Washer / Dryer sockets

Discussion in 'Electricians' Talk' started by Booler, Sep 21, 2021.

  1. Booler

    Booler New Member

    Hi,

    I have radial circuits in 1940’s house with spurs etc. At the moment I have a washer and separate dryer running off separate 1.5mm cables and single sockets going to separate 10amp fuses on the CU (it’s old). I want to move the dryer near the washer but the dryer cable currently also has underfloor heating wired in, which we don’t really use, but I need to keep that spur as it is. What is the simplest way to run the washer and dryer? I know I can’t have them both running off a single double socket as it will draw too much. Do I need to pull a new 1.5mm cable to a new 10amp fuse on the CU for the dryer? Or is there a way of having them both wired in a simpler way?

    Thanks in advance.
     
  2. Roys

    Roys Screwfix Select

    Sorry to say I think you are way off the mark on what would be considered a safe install, I would hesitate to comment other than to say please get an electrician in to advise and install.
    Please don’t take this the wrong way but I just want you and your family to be safe.
     
    seneca likes this.
  3. Booler

    Booler New Member


    It was like this when we bought the house, hence the question. I should clarify that I’m I. Sweden so the voltage is 230v and 1.5mm cable seems to be standard here unless you go up to 16amo fuses. At the moment, it is as it is. Could you clarify how it’s unsafe at the moment? The washer and dryer are connected directly to the CU via an RCD both on separate 10 amp fuses and via separate 1.5mm cable. I don’t think that’s particularly unsafe? They can both run at the same time as they’re on separate circuits. And they won’t overload a 10amp fuse each. But ideally I need the equivalent setup of 2 x dryers and a washing machine. So as per the original question, is it better to have another dedicated 1.5mm cable / socket running directly to the CU or is there another way?
     
  4. Roys

    Roys Screwfix Select

    Ahh in Sweden, didn’t know that.
    A lot of washer dryers in UK are 3kW which means they would be drawing about 12A so would not be fed from 1.5mm fixed wiring from a 10A fuse.
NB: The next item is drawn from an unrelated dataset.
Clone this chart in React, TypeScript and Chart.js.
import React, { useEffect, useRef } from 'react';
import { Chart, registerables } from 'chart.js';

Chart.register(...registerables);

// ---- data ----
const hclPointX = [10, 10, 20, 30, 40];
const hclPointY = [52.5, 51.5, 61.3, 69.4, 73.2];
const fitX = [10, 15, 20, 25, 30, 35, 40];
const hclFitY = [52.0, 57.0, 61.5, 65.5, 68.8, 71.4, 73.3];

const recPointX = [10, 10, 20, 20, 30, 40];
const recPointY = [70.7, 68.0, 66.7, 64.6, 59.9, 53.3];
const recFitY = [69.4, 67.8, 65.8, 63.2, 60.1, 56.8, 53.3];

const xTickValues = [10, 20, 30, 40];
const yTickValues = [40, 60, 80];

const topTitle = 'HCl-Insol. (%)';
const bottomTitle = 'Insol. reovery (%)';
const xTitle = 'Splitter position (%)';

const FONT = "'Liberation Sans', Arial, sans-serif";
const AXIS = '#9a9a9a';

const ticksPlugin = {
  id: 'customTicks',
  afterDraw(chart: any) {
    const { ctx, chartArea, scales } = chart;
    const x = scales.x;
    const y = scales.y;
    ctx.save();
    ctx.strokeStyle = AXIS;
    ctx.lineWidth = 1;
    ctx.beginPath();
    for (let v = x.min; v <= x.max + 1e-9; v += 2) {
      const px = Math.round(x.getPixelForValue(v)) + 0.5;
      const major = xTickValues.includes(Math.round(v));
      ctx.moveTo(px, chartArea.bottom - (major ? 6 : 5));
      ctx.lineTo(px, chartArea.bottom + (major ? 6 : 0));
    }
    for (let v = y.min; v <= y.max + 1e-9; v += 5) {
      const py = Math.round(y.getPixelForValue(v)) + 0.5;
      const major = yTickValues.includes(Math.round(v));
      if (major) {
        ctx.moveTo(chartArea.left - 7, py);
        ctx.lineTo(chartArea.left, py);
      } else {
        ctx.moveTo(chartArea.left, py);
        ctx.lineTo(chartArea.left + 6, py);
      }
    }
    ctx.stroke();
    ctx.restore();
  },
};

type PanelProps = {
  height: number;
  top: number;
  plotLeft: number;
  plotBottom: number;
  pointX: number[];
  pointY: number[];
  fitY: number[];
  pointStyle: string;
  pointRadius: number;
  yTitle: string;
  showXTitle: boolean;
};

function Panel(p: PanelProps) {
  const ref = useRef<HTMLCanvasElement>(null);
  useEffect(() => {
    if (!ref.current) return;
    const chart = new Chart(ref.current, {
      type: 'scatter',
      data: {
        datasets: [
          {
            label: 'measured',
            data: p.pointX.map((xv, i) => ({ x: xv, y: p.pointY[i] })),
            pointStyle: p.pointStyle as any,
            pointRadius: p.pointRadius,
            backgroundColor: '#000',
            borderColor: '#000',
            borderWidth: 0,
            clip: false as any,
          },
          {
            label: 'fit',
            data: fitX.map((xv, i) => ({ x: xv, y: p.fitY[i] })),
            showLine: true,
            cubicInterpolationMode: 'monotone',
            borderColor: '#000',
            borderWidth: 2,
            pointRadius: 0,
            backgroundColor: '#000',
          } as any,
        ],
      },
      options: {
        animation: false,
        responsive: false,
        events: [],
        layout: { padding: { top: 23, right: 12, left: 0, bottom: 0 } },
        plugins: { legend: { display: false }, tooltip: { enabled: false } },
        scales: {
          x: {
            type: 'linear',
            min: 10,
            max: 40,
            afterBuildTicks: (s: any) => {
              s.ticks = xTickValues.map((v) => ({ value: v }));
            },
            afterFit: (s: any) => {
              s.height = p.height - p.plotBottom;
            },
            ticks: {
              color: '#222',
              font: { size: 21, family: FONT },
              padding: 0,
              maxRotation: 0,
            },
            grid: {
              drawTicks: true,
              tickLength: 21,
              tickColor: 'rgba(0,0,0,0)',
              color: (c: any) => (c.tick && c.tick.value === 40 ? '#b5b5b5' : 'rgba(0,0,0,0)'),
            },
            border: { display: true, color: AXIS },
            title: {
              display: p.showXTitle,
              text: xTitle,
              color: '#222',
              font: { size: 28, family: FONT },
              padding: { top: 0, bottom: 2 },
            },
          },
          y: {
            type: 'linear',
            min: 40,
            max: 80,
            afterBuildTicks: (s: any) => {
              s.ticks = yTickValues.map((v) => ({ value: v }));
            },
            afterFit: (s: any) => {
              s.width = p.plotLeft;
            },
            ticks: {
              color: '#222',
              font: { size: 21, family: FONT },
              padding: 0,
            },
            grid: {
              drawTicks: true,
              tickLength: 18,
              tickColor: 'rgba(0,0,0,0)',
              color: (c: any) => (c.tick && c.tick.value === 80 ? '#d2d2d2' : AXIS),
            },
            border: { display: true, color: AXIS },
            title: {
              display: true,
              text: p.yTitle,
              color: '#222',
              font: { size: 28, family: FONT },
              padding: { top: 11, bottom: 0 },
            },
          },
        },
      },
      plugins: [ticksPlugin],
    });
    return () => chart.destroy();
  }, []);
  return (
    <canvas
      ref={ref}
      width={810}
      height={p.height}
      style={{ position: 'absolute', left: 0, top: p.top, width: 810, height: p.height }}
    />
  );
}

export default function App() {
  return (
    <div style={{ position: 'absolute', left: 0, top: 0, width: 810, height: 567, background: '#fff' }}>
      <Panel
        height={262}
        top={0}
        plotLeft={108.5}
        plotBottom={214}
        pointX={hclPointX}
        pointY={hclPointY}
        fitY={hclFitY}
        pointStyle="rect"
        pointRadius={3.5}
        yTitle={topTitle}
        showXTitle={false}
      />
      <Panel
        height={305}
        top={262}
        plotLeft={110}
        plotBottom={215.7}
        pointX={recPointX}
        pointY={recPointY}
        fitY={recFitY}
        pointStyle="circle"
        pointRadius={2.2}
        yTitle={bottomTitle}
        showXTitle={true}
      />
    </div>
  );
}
This is why I was suggesting unsafe wiring, sorry for any confusion.
    Hopefully someone will be along that knows your wiring systems and can answer your questions.
    Good luck
     
  5. Booler

    Booler New Member

    The washer pulls around 2kw and the dryer pulls 2.4kw at full draw.
     
  6. ElecCEng

    ElecCEng Screwfix Select

    Are you able to post a picture of your CU?

    Without knowing the Swedish specific regulations, go with a new dedicated circuit. You seem to imply you have lots of individual radial circuits and in principle a new circuit would avoid overloading an existing one.
     
  7. MGW

    MGW Screwfix Select

    Sweden I think uses German system, however you need to ask on a Swedish forum really, I expect your using this type of fuse [​IMG]there is a special tool to swap bases, and unlike British the fuse is before the switch so always live. It was back in 1980 when I worked on Dutch system, which is likely the same as Sweden, and even the colours were different to UK, line was brown, black and black, I can't remember neutral colour, at that time UK was red, yellow, blue for line feeds.

    So to answer on a UK forum mistakes are likely, so ask on a Swedish forum.
     
  8. Booler

    Booler New Member

    Hi, that’s correct - those are the fuses. All are 10amp. My question though was more general about what the cables and appliances can take. Eg if each appliance takes 2kw and draws around 8 amps max, does each appliance need to be on a separate feed (at the moment 1.5mm cable / 10 amp fuse), or can you have a 2.5mm cable with a 16 amp fuse feeding both off the same socket? Trying to figure out what the options are. I’m check on the Swedish forums as well, but the language is a bit tricky when it’s this technical.
     
  9. ElecCEng

    ElecCEng Screwfix Select

    In the UK 2.5mm is standard for socket circuits, 32A breaker for a ring final, 16A for a radial.